#### [REQUIRED TASK]
Quote word for word the lines below, beginning with the first and ending with the one that has "episodes = list(range(1, 76))". Drop the pictures.

## start

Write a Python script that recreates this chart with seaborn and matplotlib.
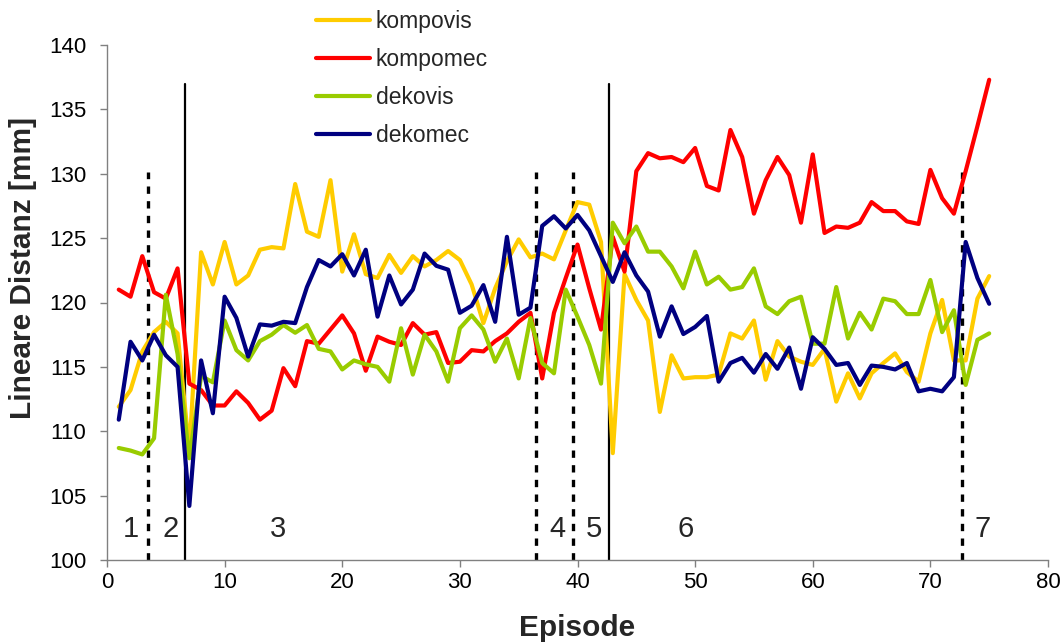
import numpy as np
import pandas as pd
import matplotlib
matplotlib.use("Agg")
import matplotlib.pyplot as plt
import seaborn as sns

episodes = list(range(1, 76))

kompovis = [111.9, 113.2, 116.2, 117.7, 118.5, 117.6, 108.5, 123.9, 121.4, 124.7,
            121.4, 122.1, 124.1, 124.3, 124.2, 129.2, 125.5, 125.1, 129.5, 122.4,
            125.3, 122.2, 121.9, 123.7, 122.3, 123.6, 122.8, 123.3, 124.0, 123.3,
            121.4, 118.4, 121.1, 123.2, 124.9, 123.5, 123.8, 123.35, 125.6, 127.8,
            127.6, 124.7, 108.3, 122.2, 120.2, 118.6, 111.5, 115.9, 114.1, 114.2,
            114.2, 114.4, 117.6, 117.2, 118.6, 114.0, 117.0, 115.8, 115.4, 115.15,
            116.4, 112.3, 114.5, 112.55, 114.5, 115.3, 116.05, 114.6, 113.85, 117.6,
            120.2, 115.5, 115.5, 120.3, 122.05]

kompomec = [121.0, 120.45, 123.6, 120.8, 120.3, 122.65, 113.7, 113.2, 112.0, 112.0,
            113.1, 112.2, 110.9, 111.6, 114.9, 113.5, 117.0, 116.8, 117.9, 119.0,
            117.6, 114.7, 117.35, 116.95, 116.7, 118.4, 117.5, 117.7, 115.3, 115.4,
            116.3, 116.2, 117.0, 117.6, 118.5, 119.2, 114.1, 119.2, 121.9, 124.5,
            121.1, 117.9, 125.1, 122.4, 130.2, 131.6, 131.2, 131.3, 130.9, 132.0,
            129.05, 128.7, 133.4, 131.3, 126.9, 129.5, 131.3, 129.9, 126.2, 131.5,
            125.4, 125.9, 125.8, 126.2, 127.8, 127.1, 127.1, 126.3, 126.1, 130.3,
            128.1, 126.9, 130.2, 133.7, 137.3]

dekovis = [108.7, 108.5, 108.2, 109.45, 120.6, 116.0, 107.9, 114.3, 113.8, 118.6,
           116.3, 115.5, 117.0, 117.5, 118.25, 117.65, 118.25, 116.4, 116.2, 114.8,
           115.5, 115.2, 115.0, 113.85, 118.0, 114.4, 117.5, 116.2, 113.85, 118.0,
           119.0, 117.9, 115.4, 117.2, 114.1, 118.8, 115.3, 114.5, 121.0, 118.9,
           116.7, 113.7, 126.2, 124.6, 125.9, 123.95, 123.95, 122.8, 121.1, 123.95,
           121.4, 122.0, 121.0, 121.2, 122.65, 119.7, 119.1, 120.1, 120.45, 116.8,
           116.8, 121.2, 117.2, 119.2, 117.9, 120.3, 120.1, 119.1, 119.1, 121.75,
           117.7, 119.4, 113.6, 117.1, 117.6]

dekomec = [110.9, 116.95, 115.5, 117.5, 115.9, 115.0, 104.2, 115.5, 111.4, 120.45,
           118.8, 115.8, 118.3, 118.2, 118.5, 118.4, 121.2, 123.3, 122.8, 123.75,
           122.1, 124.1, 118.9, 122.1, 119.85, 121.0, 123.8, 122.85, 122.55, 119.2,
           119.75, 121.35, 118.5, 125.1, 119.05, 119.6, 125.95, 126.7, 125.75, 126.8,
           125.6, 123.6, 121.6, 123.9, 122.1, 120.85, 117.35, 119.7, 117.55, 118.1,
           118.95, 113.85, 115.3, 115.7, 114.55, 116.0, 114.85, 116.5, 113.3, 117.3,
           116.4, 115.15, 115.3, 113.6, 115.1, 115.0, 114.8, 115.3, 113.1, 113.3,
           113.1, 114.2, 124.7, 121.9, 119.9]

series_names = ["kompovis", "kompomec", "dekovis", "dekomec"]
colors = ["#FFCC00", "#FF0000", "#99CC00", "#000080"]

dotted_lines = [3.5, 36.5, 39.6, 72.7]
solid_lines = [6.6, 42.7]
phase_labels = ["1", "2", "3", "4", "5", "6", "7"]
phase_x = [2.0, 5.4, 14.5, 38.3, 41.4, 49.2, 74.4]

df = pd.DataFrame({
    "Episode": episodes * 4,
    "value": kompovis + kompomec + dekovis + dekomec,
    "series": sum([[n] * len(episodes) for n in series_names], []),
})

sns.set_style("ticks")
plt.rcParams["font.family"] = ["Liberation Sans", "DejaVu Sans"]

fig = plt.figure(figsize=(10.64, 6.42), dpi=100)
ax = fig.add_axes([107 / 1064, 1 - 560 / 642, (1048 - 107) / 1064, (560 - 45) / 642])

sns.lineplot(data=df, x="Episode", y="value", hue="series", hue_order=series_names,
             palette=colors, linewidth=3, ax=ax, legend=True)

for xv in dotted_lines:
    ax.plot([xv, xv], [100, 130.1], color="black", lw=2.4, ls=(0, (2.2, 2.2)), zorder=1)
for xv in solid_lines:
    ax.plot([xv, xv], [100, 137.0], color="black", lw=1.6, zorder=1)

for lab, xv in zip(phase_labels, phase_x):
    ax.text(xv, 102.4, lab, fontsize=21, ha="center", va="center")

ax.set_xlim(0, 80)
ax.set_ylim(100, 140)
ax.set_xticks(np.arange(0, 81, 10))
ax.set_yticks(np.arange(100, 141, 5))
ax.tick_params(axis="both", labelsize=16, colors="black", length=5, width=1,
               direction="out")
ax.tick_params(axis="both", color="#808080")
ax.tick_params(axis="y", pad=10)
for s in ["top", "right"]:
    ax.spines[s].set_visible(False)
for s in ["left", "bottom"]:
    ax.spines[s].set_color("#808080")
    ax.spines[s].set_linewidth(1)

ax.set_xlabel("Episode", fontsize=21.5, fontweight="bold")
ax.set_ylabel("Lineare Distanz [mm]", fontsize=21.5, fontweight="bold")
ax.xaxis.set_label_coords(0.5, -(628 - 560) / 515, transform=ax.transAxes)
ax.yaxis.set_label_coords(-(107 - 23) / 941, (560 - 268) / 515, transform=ax.transAxes)
ax.xaxis.label.set_va("center")
ax.yaxis.label.set_va("center")

handles, labels = ax.get_legend_handles_labels()
leg = ax.legend(handles, labels, loc="upper left", frameon=False, fontsize=16.5,
                bbox_to_anchor=(316 / 1064, 1 - 10 / 642), bbox_transform=fig.transFigure,
                borderpad=0, borderaxespad=0, handlelength=2.35, handletextpad=0.25,
                labelspacing=0.66)
for line in leg.get_lines():
    line.set_linewidth(3)

fig.savefig("out.png", dpi=100)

## end

#### [ANSWER TO THE PROBLEM]
Write a Python script that recreates this chart with seaborn and matplotlib.
import numpy as np
import pandas as pd
import matplotlib
matplotlib.use("Agg")
import matplotlib.pyplot as plt
import seaborn as sns

episodes = list(range(1, 76))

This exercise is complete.